- [Raw data]:
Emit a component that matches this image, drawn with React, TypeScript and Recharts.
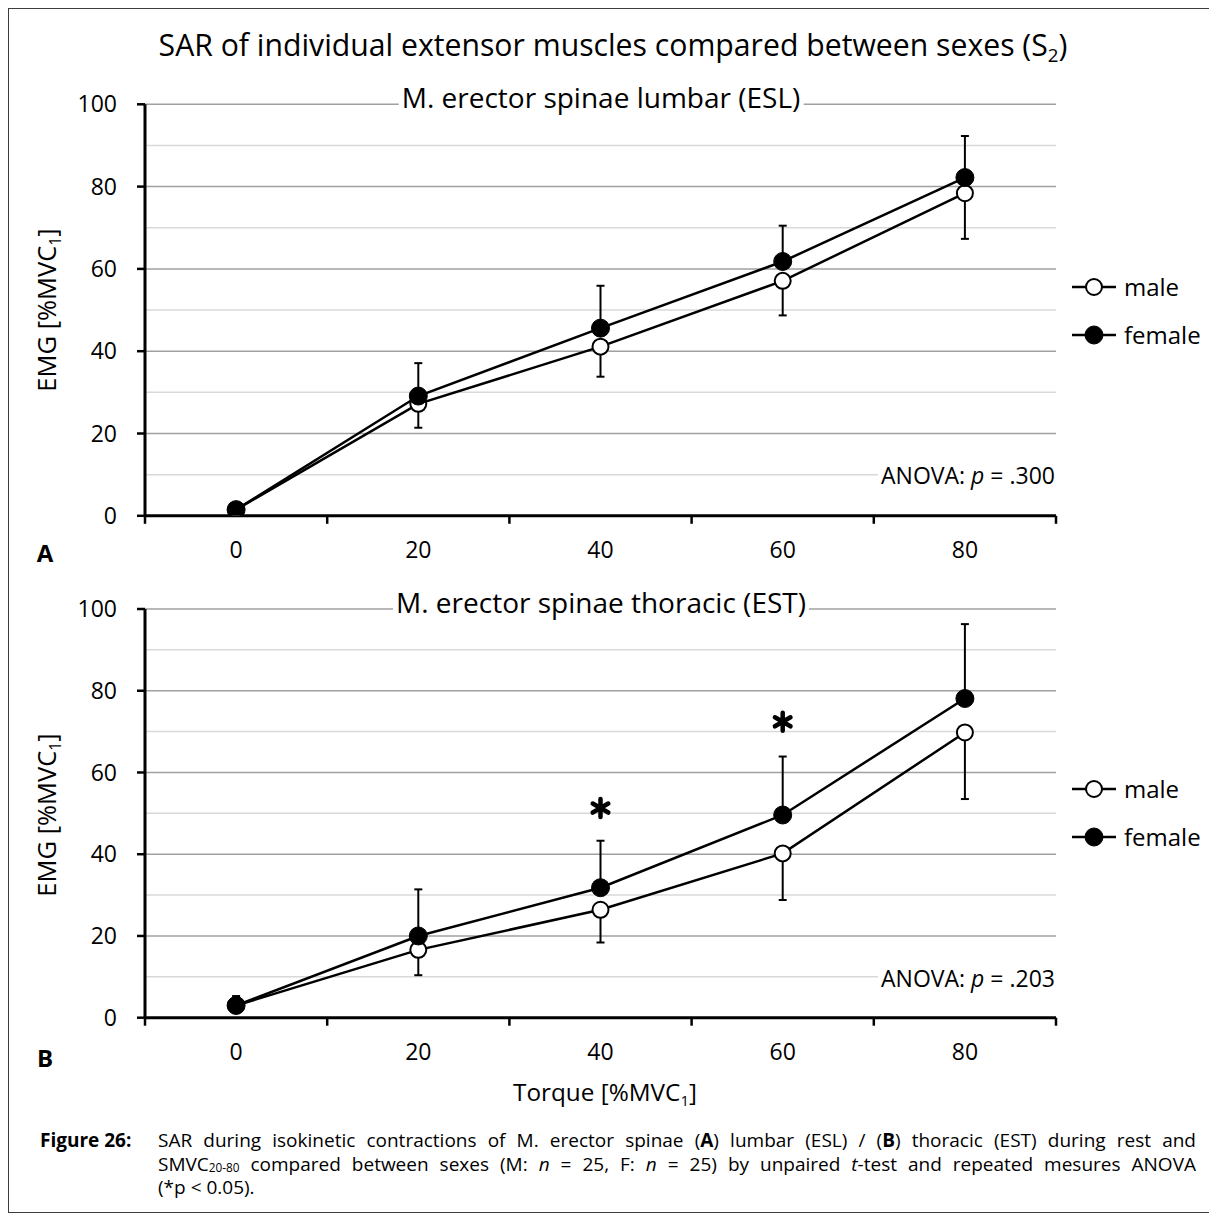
import React from "react";
import {
  ComposedChart,
  Line,
  Scatter,
  XAxis,
  YAxis,
  ReferenceLine,
  ErrorBar,
  Legend,
} from "recharts";

// torque levels (%MVC1)
const torque = [0, 20, 40, 60, 80];

// M. erector spinae lumbar (ESL)
const eslMale = [1.5, 27.2, 41.1, 57.1, 78.4];
const eslMaleSD = [1, 5.8, 7.3, 8.4, 11.1];
const eslFemale = [1.5, 29.1, 45.6, 61.8, 82.2];
const eslFemaleSD = [1, 8.0, 10.3, 8.7, 10.1];

// M. erector spinae thoracic (EST)
const estMale = [3.0, 16.6, 26.4, 40.2, 69.8];
const estMaleSD = [1.5, 6.2, 8.0, 11.4, 16.3];
const estFemale = [3.0, 20.0, 31.8, 49.6, 78.1];
const estFemaleSD = [2.3, 11.4, 11.5, 14.3, 18.2];

// significant differences (*p < 0.05)
const eslStars: { x: number; y: number }[] = [];
const estStars = [
  { x: 40, y: 51.3 },
  { x: 60, y: 72.4 },
];

const seriesOrder = ["male", "female"];
const yTicks = [0, 20, 40, 60, 80, 100];
const majorGrid = [20, 40, 60, 80, 100];
const minorGrid = [10, 30, 50, 70, 90];
const xBoundaries = [-10, 10, 30, 50, 70, 90];
const xTicks = [...xBoundaries, ...torque].sort((a, b) => a - b);

const FONT = '"Open Sans", Lato, sans-serif';

function buildRows(male: number[], maleSD: number[], female: number[], femaleSD: number[]) {
  return torque.map((x, i) => ({
    x,
    male: male[i],
    female: female[i],
    maleErr: [maleSD[i], 0],
    femaleErr: [0, femaleSD[i]],
  }));
}

function XTick(props: any) {
  const { x, y, payload } = props;
  const v = payload.value;
  if (xBoundaries.includes(v)) {
    return <line x1={x} y1={y} x2={x} y2={y + 8} stroke="#000" strokeWidth={2.5} />;
  }
  return (
    <text x={x} y={y + 36} textAnchor="middle" dominantBaseline="middle" fontSize={23} fill="#000">
      {v}
    </text>
  );
}

function Star(props: any) {
  const { cx, cy } = props;
  const r = 9;
  const d = [0, 60, 120]
    .map((a) => {
      const t = (a * Math.PI) / 180;
      const dx = Math.sin(t) * r;
      const dy = Math.cos(t) * r;
      return `M${cx - dx},${cy - dy}L${cx + dx},${cy + dy}`;
    })
    .join("");
  return <path d={d} stroke="#000" strokeWidth={4.5} strokeLinecap="round" />;
}

function LegendContent(props: any) {
  const items = (props.payload || [])
    .filter((p: any) => seriesOrder.includes(p.dataKey))
    .sort((a: any, b: any) => seriesOrder.indexOf(a.dataKey) - seriesOrder.indexOf(b.dataKey));
  return (
    <div>
      {items.map((p: any) => (
        <div key={p.dataKey} style={{ display: "flex", alignItems: "center", height: 48 }}>
          <svg width={44} height={24} style={{ flex: "none" }}>
            <line x1={0} y1={12} x2={44} y2={12} stroke="#000" strokeWidth={2.5} />
            <circle
              cx={22}
              cy={12}
              r={p.dataKey === "male" ? 8 : 9}
              fill={p.dataKey === "male" ? "#fff" : "#000"}
              stroke="#000"
              strokeWidth={p.dataKey === "male" ? 2 : 1}
            />
          </svg>
          <span style={{ fontSize: 24, marginLeft: 8, color: "#000", lineHeight: 1 }}>{p.value}</span>
        </div>
      ))}
    </div>
  );
}

function Panel({
  rows,
  stars,
  marginTop,
  marginBottom,
  height,
  legendTop,
}: {
  rows: any[];
  stars: { x: number; y: number }[];
  marginTop: number;
  marginBottom: number;
  height: number;
  legendTop: number;
}) {
  return (
    <ComposedChart
      width={1100}
      height={height}
      data={rows}
      margin={{ top: marginTop, right: 53, bottom: marginBottom, left: 76 }}
    >
      {minorGrid.map((v) => (
        <ReferenceLine key={"n" + v} y={v} stroke="#d9d9d9" strokeWidth={1.5} />
      ))}
      {majorGrid.map((v) => (
        <ReferenceLine key={"j" + v} y={v} stroke="#a0a0a0" strokeWidth={1.5} />
      ))}
      <XAxis
        type="number"
        dataKey="x"
        domain={[-10, 90]}
        ticks={xTicks}
        interval={0}
        height={50}
        tickLine={false}
        tickSize={0}
        tickMargin={0}
        axisLine={{ stroke: "#000", strokeWidth: 3 }}
        tick={(p: any) => <XTick {...p} />}
        allowDataOverflow
      />
      <YAxis
        type="number"
        domain={[0, 100]}
        ticks={yTicks}
        interval={0}
        width={60}
        axisLine={{ stroke: "#000", strokeWidth: 3 }}
        tickLine={{ stroke: "#000", strokeWidth: 2.5 }}
        tickSize={8}
        tickMargin={20}
        tick={{ fill: "#000", fontSize: 23 }}
        allowDataOverflow
      />
      <Line
        dataKey="male"
        name="male"
        stroke="#000"
        strokeWidth={2.5}
        dot={{ r: 8, fill: "#fff", stroke: "#000", strokeWidth: 2 }}
        activeDot={false}
        isAnimationActive={false}
      >
        <ErrorBar dataKey="maleErr" direction="y" width={4} stroke="#000" strokeWidth={2} isAnimationActive={false} />
      </Line>
      <Line
        dataKey="female"
        name="female"
        stroke="#000"
        strokeWidth={2.5}
        dot={{ r: 9, fill: "#000", stroke: "#000", strokeWidth: 1 }}
        activeDot={false}
        isAnimationActive={false}
      >
        <ErrorBar dataKey="femaleErr" direction="y" width={4} stroke="#000" strokeWidth={2} isAnimationActive={false} />
      </Line>
      {stars.length > 0 && (
        <Scatter data={stars} dataKey="y" shape={<Star />} legendType="none" isAnimationActive={false} />
      )}
      <Legend
        layout="horizontal"
        align="center"
        verticalAlign="middle"
        content={<LegendContent />}
        wrapperStyle={{ left: 1063, top: legendTop, width: 150, height: 96 }}
      />
    </ComposedChart>
  );
}

function Txt({
  x,
  y,
  size = 23,
  bold = false,
  rotate = false,
  bg = false,
  anchor = "middle",
  children,
}: any) {
  const tx = anchor === "middle" ? "-50%" : anchor === "end" ? "-100%" : "0";
  return (
    <div
      style={{
        position: "absolute",
        left: x,
        top: y,
        fontSize: size,
        fontWeight: bold ? 700 : 400,
        lineHeight: 1,
        whiteSpace: "nowrap",
        background: bg ? "#fff" : "transparent",
        padding: bg ? "0 3px" : 0,
        transform: `translate(${tx}, -50%)${rotate ? " rotate(-90deg)" : ""}`,
        transformOrigin: rotate ? "center" : undefined,
      }}
    >
      {children}
    </div>
  );
}

const sub = (s: string, drop = 0.3) => (
  <span style={{ fontSize: "0.62em", position: "relative", top: `${drop}em`, lineHeight: 0 }}>{s}</span>
);

const justified = { textAlign: "justify" as const, textAlignLast: "justify" as const, whiteSpace: "nowrap" as const };

export default function App() {
  const rowsA = buildRows(eslMale, eslMaleSD, eslFemale, eslFemaleSD);
  const rowsB = buildRows(estMale, estMaleSD, estFemale, estFemaleSD);
  return (
    <div
      style={{
        position: "relative",
        width: 1205,
        height: 1205,
        border: "1px solid #3c3c3c",
        boxSizing: "border-box",
        background: "#fff",
        fontFamily: FONT,
        color: "#000",
      }}
    >
      <div style={{ position: "absolute", left: 0, top: 0 }}>
        <Panel rows={rowsA} stars={eslStars} marginTop={95.3} marginBottom={3.2} height={560} legendTop={254} />
      </div>
      <div style={{ position: "absolute", left: 0, top: 560 }}>
        <Panel rows={rowsB} stars={estStars} marginTop={40} marginBottom={11.3} height={510} legendTop={196} />
      </div>

      <Txt x={604} y={36} size={30.2}>
        SAR of individual extensor muscles compared between sexes (S{sub("2")})
      </Txt>
      <Txt x={592} y={88} size={28} bg>
        M. erector spinae lumbar (ESL)
      </Txt>
      <Txt x={592} y={593} size={28} bg>
        M. erector spinae thoracic (EST)
      </Txt>
      <Txt x={1049} y={465.5} size={23} bg anchor="end">
        ANOVA: <i>p</i> = .300
      </Txt>
      <Txt x={1049} y={968.5} size={23} bg anchor="end">
        ANOVA: <i>p</i> = .203
      </Txt>
      <Txt x={38} y={301} size={25.5} rotate>
        EMG [%MVC{sub("1")}]
      </Txt>
      <Txt x={38} y={806} size={25.5} rotate>
        EMG [%MVC{sub("1")}]
      </Txt>
      <Txt x={36} y={544} size={24} bold>
        A
      </Txt>
      <Txt x={36} y={1049} size={24} bold>
        B
      </Txt>
      <Txt x={596} y={1083} size={24.3}>
        Torque [%MVC{sub("1")}]
      </Txt>

      <div
        style={{
          position: "absolute",
          left: 31,
          top: 1120,
          width: 1156,
          fontSize: 19,
          lineHeight: "23.5px",
          display: "flex",
        }}
      >
        <div style={{ width: 118, flex: "none", fontWeight: 700 }}>Figure 26:</div>
        <div style={{ flex: 1, minWidth: 0 }}>
          <div style={justified}>
            SAR during isokinetic contractions of M. erector spinae (<b>A</b>) lumbar (ESL) / (<b>B</b>) thoracic (EST) during rest and
          </div>
          <div style={justified}>
            SMVC{sub("20-80", 0.15)} compared between sexes (M: <i>n</i> = 25, F: <i>n</i> = 25) by unpaired <i>t</i>-test and repeated mesures ANOVA
          </div>
          <div>(*p &lt; 0.05).</div>
        </div>
      </div>
    </div>
  );
}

- [What to work on]:
Extract the lines exactly, please: the first line of the listing, the line with "const xTicks = [...xBoundaries, ...torque].sort((a, b)", and every line between them, but no pictures.

- [Reply to the exercise]:
Emit a component that matches this image, drawn with React, TypeScript and Recharts.
import React from "react";
import {
  ComposedChart,
  Line,
  Scatter,
  XAxis,
  YAxis,
  ReferenceLine,
  ErrorBar,
  Legend,
} from "recharts";

// torque levels (%MVC1)
const torque = [0, 20, 40, 60, 80];

// M. erector spinae lumbar (ESL)
const eslMale = [1.5, 27.2, 41.1, 57.1, 78.4];
const eslMaleSD = [1, 5.8, 7.3, 8.4, 11.1];
const eslFemale = [1.5, 29.1, 45.6, 61.8, 82.2];
const eslFemaleSD = [1, 8.0, 10.3, 8.7, 10.1];

// M. erector spinae thoracic (EST)
const estMale = [3.0, 16.6, 26.4, 40.2, 69.8];
const estMaleSD = [1.5, 6.2, 8.0, 11.4, 16.3];
const estFemale = [3.0, 20.0, 31.8, 49.6, 78.1];
const estFemaleSD = [2.3, 11.4, 11.5, 14.3, 18.2];

// significant differences (*p < 0.05)
const eslStars: { x: number; y: number }[] = [];
const estStars = [
  { x: 40, y: 51.3 },
  { x: 60, y: 72.4 },
];

const seriesOrder = ["male", "female"];
const yTicks = [0, 20, 40, 60, 80, 100];
const majorGrid = [20, 40, 60, 80, 100];
const minorGrid = [10, 30, 50, 70, 90];
const xBoundaries = [-10, 10, 30, 50, 70, 90];
const xTicks = [...xBoundaries, ...torque].sort((a, b) => a - b);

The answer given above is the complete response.